I know I'm going to feel like an idiot, but what does it stand for?
kitty said,
March 7, 2011 @ 6:47 pm
hat: q.G. may relate to this blog post. It should be q.g., verbs aren't capitalized.
komfo,amonan said,
March 7, 2011 @ 6:48 pm
Without looking it up, I'm going to assume & hope it means "quod Google".
Zora said,
March 7, 2011 @ 7:40 pm
q.G.?
Quake God?
quality grade?
Quartermaster-General?
quasigeostrophic?
Queen's Gambit?
Quinidine Gluconate?
Xmun said,
March 7, 2011 @ 11:00 pm
"quod Google": that's what I thought too.
D.O. said,
March 8, 2011 @ 2:07 am
Maybe it's just a restatement of what Dave Lewis said or even what Prof.
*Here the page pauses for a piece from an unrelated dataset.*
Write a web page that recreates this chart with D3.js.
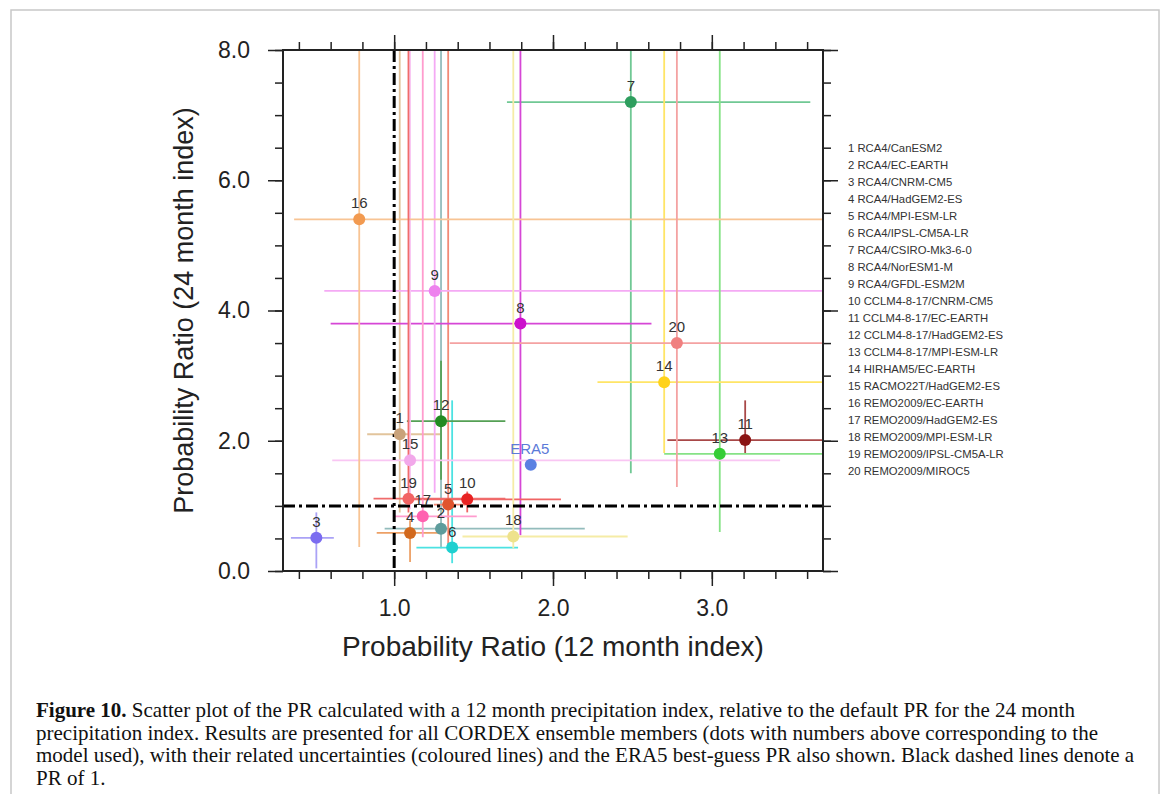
<!DOCTYPE html>
<html><head><meta charset="utf-8">
<script src="https://cdn.jsdelivr.net/npm/d3@7"></script>
<style>body{margin:0;background:#fff}svg{display:block}</style>
</head><body>
<svg id="chart" width="1170" height="794"></svg>
<script>
const ids      = ["1","2","3","4","5","6","7","8","9","10","11","12","13","14","15","16","17","18","19","20"];
const models   = ["RCA4/CanESM2","RCA4/EC-EARTH","RCA4/CNRM-CM5","RCA4/HadGEM2-ES","RCA4/MPI-ESM-LR","RCA4/IPSL-CM5A-LR","RCA4/CSIRO-Mk3-6-0","RCA4/NorESM1-M","RCA4/GFDL-ESM2M","CCLM4-8-17/CNRM-CM5","CCLM4-8-17/EC-EARTH","CCLM4-8-17/HadGEM2-ES","CCLM4-8-17/MPI-ESM-LR","HIRHAM5/EC-EARTH","RACMO22T/HadGEM2-ES","REMO2009/EC-EARTH","REMO2009/HadGEM2-ES","REMO2009/MPI-ESM-LR","REMO2009/IPSL-CM5A-LR","REMO2009/MIROC5"];
const pr12     = [1.035,1.295,0.51,1.10,1.34,1.365,2.49,1.795,1.255,1.46,3.21,1.295,3.05,2.70,1.10,0.78,1.18,1.75,1.09,2.78];
const pr24     = [2.10,0.65,0.51,0.585,1.02,0.36,7.20,3.80,4.30,1.10,2.01,2.30,1.80,2.90,1.70,5.40,0.84,0.53,1.11,3.50];
const pr12Low  = [0.83,0.94,0.35,0.89,1.25,1.14,1.71,0.60,0.56,1.10,2.72,1.08,2.70,2.28,0.61,0.37,1.00,1.43,0.87,1.35];
const pr12High = [1.29,2.20,0.62,1.30,1.45,1.78,3.62,2.62,4.00,2.05,4.00,1.70,4.00,4.00,3.43,4.00,1.52,2.47,1.70,4.00];
const pr24Low  = [0.90,0.35,0.04,0.14,0.37,0.12,1.50,0.55,1.20,0.90,1.81,1.40,0.60,1.81,0.95,0.37,0.52,0.35,0.90,1.29];
const pr24High = [9,9,0.90,0.78,9,2.62,9,9,9,1.22,2.62,3.23,9,9,9,9,9,9,9,9];
const dotColors  = ["#c9a27a","#5e9c9c","#7b6cf0","#d2691e","#e0552e","#1fd0d0","#2e9e5e","#cc10cc","#ee82ee","#e82222","#8b1414","#228b22","#36cd36","#ffd21a","#f2a8ea","#f29a50","#ff62b0","#eee28c","#f26464","#f08080"];
const lineColors = ["#e2c49c","#93bcbc","#aaa2f6","#eda066","#f28a76","#4ce2e2","#70c894","#d646d6","#f4aaf4","#f06464","#a84848","#55a055","#86e286","#ffe566","#f9c6f3","#f8c494","#ff9cce","#f5eca6","#f06c6c","#f4a2a2"];
const era5 = {x: 1.86, y: 1.63, label: "ERA5"};
const xTicks = [1.0, 2.0, 3.0];
const yTicks = [0.0, 2.0, 4.0, 6.0, 8.0];
const xTitle = "Probability Ratio (12 month index)";
const yTitle = "Probability Ratio (24 month index)";
const captionBold = "Figure 10.";
const captionLines = [
  " Scatter plot of the PR calculated with a 12 month precipitation index, relative to the default PR for the 24 month",
  "precipitation index. Results are presented for all CORDEX ensemble members (dots with numbers above corresponding to the",
  "model used), with their related uncertainties (coloured lines) and the ERA5 best-guess PR also shown. Black dashed lines denote a",
  "PR of 1."
];

const svg = d3.select("#chart");
const L = 283, R = 823, T = 50, B = 571;
const x = d3.scaleLinear().domain([0.3, 3.7]).range([L, R]);
const y = d3.scaleLinear().domain([0, 8]).range([B, T]);
const font = "'Liberation Sans', Arial, Helvetica, sans-serif";

// outer border
svg.append("rect").attr("x", 11).attr("y", 10).attr("width", 1148).attr("height", 800)
  .attr("fill", "none").attr("stroke", "#c8c8c8").attr("stroke-width", 1.5);

svg.append("defs").append("clipPath").attr("id", "clip")
  .append("rect").attr("x", L).attr("y", T).attr("width", R - L).attr("height", B - T);

const data = ids.map((id, i) => ({id, i, x: pr12[i], y: pr24[i], xl: pr12Low[i], xh: pr12High[i], yl: pr24Low[i], yh: pr24High[i]}));

const g = svg.append("g").attr("clip-path", "url(#clip)");
// error bars
data.forEach(d => {
  g.append("line").attr("x1", x(d.xl)).attr("x2", x(d.xh)).attr("y1", y(d.y)).attr("y2", y(d.y))
    .attr("stroke", lineColors[d.i]).attr("stroke-width", 1.8);
  g.append("line").attr("x1", x(d.x)).attr("x2", x(d.x)).attr("y1", y(d.yl)).attr("y2", y(d.yh))
    .attr("stroke", lineColors[d.i]).attr("stroke-width", 1.8);
});
// reference PR=1 lines
g.append("line").attr("x1", x(1)).attr("x2", x(1)).attr("y1", T).attr("y2", B)
  .attr("stroke", "#000").attr("stroke-width", 3).attr("stroke-dasharray", "12,4,3,4");
g.append("line").attr("x1", L).attr("x2", R).attr("y1", y(1)).attr("y2", y(1))
  .attr("stroke", "#000").attr("stroke-width", 3).attr("stroke-dasharray", "12,4,3,4");
// points
g.selectAll("circle.pt").data(data).join("circle").attr("class", "pt")
  .attr("cx", d => x(d.x)).attr("cy", d => y(d.y)).attr("r", 6).attr("fill", d => dotColors[d.i]);
g.append("circle").attr("cx", x(era5.x)).attr("cy", y(era5.y)).attr("r", 6).attr("fill", "#5b80e2");
// labels
svg.selectAll("text.lab").data(data).join("text").attr("class", "lab")
  .attr("x", d => x(d.x)).attr("y", d => y(d.y) - 11).attr("text-anchor", "middle")
  .attr("font-family", font).attr("font-size", 15).attr("fill", "#333").text(d => d.id);
svg.append("text").attr("x", x(era5.x) - 1).attr("y", y(era5.y) - 11).attr("text-anchor", "middle")
  .attr("font-family", font).attr("font-size", 15).attr("fill", "#5b7ad8").text(era5.label);

// axes
function styleAxis(sel) {
  sel.select(".domain").remove();
  sel.selectAll(".tick line").attr("stroke", "#222").attr("stroke-width", 1.5);
  sel.selectAll("text").attr("font-family", font).attr("font-size", 23).attr("fill", "#222");
}
const xMinor = d3.range(0.4, 3.7, 0.2).map(v => +v.toFixed(1));
const yMinor = d3.range(0, 8.01, 0.5);
const fmt = d3.format(".1f");
// bottom
svg.append("g").attr("transform", `translate(0,${B})`)
  .call(d3.axisBottom(x).tickValues(xMinor).tickSize(8).tickFormat("")).call(styleAxis);
svg.append("g").attr("transform", `translate(0,${B})`)
  .call(d3.axisBottom(x).tickValues(xTicks).tickSize(15).tickPadding(14).tickFormat(fmt)).call(styleAxis);
// top
svg.append("g").attr("transform", `translate(0,${T})`)
  .call(d3.axisTop(x).tickValues(xMinor).tickSize(8).tickFormat("")).call(styleAxis);
svg.append("g").attr("transform", `translate(0,${T})`)
  .call(d3.axisTop(x).tickValues(xTicks).tickSize(15).tickFormat("")).call(styleAxis);
// left
svg.append("g").attr("transform", `translate(${L},0)`)
  .call(d3.axisLeft(y).tickValues(yMinor).tickSize(8).tickFormat("")).call(styleAxis);
svg.append("g").attr("transform", `translate(${L},0)`)
  .call(d3.axisLeft(y).tickValues(yTicks).tickSize(15).tickPadding(18).tickFormat(fmt)).call(styleAxis);
// right
svg.append("g").attr("transform", `translate(${R},0)`)
  .call(d3.axisRight(y).tickValues(yMinor).tickSize(8).tickFormat("")).call(styleAxis);
svg.append("g").attr("transform", `translate(${R},0)`)
  .call(d3.axisRight(y).tickValues(yTicks).tickSize(15).tickFormat("")).call(styleAxis);

svg.append("rect").attr("x", L).attr("y", T).attr("width", R - L).attr("height", B - T)
  .attr("fill", "none").attr("stroke", "#222").attr("stroke-width", 2);

// titles
svg.append("text").attr("x", (L + R) / 2).attr("y", 656).attr("text-anchor", "middle")
  .attr("font-family", font).attr("font-size", 28).attr("fill", "#222").text(xTitle);
svg.append("text").attr("transform", `translate(193,${(T + B) / 2}) rotate(-90)`).attr("text-anchor", "middle")
  .attr("font-family", font).attr("font-size", 27).attr("fill", "#222").text(yTitle);

// legend
svg.selectAll("text.leg").data(data).join("text").attr("class", "leg")
  .attr("x", 848).attr("y", d => 152 + d.i * 17)
  .attr("font-family", font).attr("font-size", 11.3).attr("fill", "#333")
  .text(d => d.id + " " + models[d.i]);

// caption
const cap = svg.append("g").attr("font-family", "'Liberation Serif', 'Times New Roman', serif")
  .attr("font-size", 21).attr("fill", "#111");
captionLines.forEach((line, i) => {
  const t = cap.append("text").attr("x", 36).attr("y", 717 + i * 22.5);
  if (i === 0) t.append("tspan").attr("font-weight", "bold").text(captionBold);
  t.append("tspan").text(line);
});
</script>
</body></html>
Liberman meant by "a bushel of wheat is a bushel of wheat", but I wanted to chime in to say that the demand for (for example) legal services is not subject to the limitations that the farming might be. And it is not only the way we define what good legal services might be, but the sheer bulk. I hasn't sued anybody in my life and was never sued myself, but it might be seen as an abnormality of our days just as experience of somebody from the centuries back who never traveled more than 10 miles from his place of birth.
Dan Lufkin said,
March 8, 2011 @ 10:03 am
Yes, friends, some time ago I realized that English lacked a word and brought quod vide out of its academic hidey-hole, refurbished it and launched onto fertile (one hopes) ground. I used it here as early as May 3. 2009, but no one noticed. Its time of greatness had not yet arrived, I guess.
Please feel free to use it as you see fit. I claim no rights of authorship.
John Cowan said,
March 13, 2011 @ 2:10 am
I think it should be q.v.G for quod vide Google, the last word being of course the ablative of means.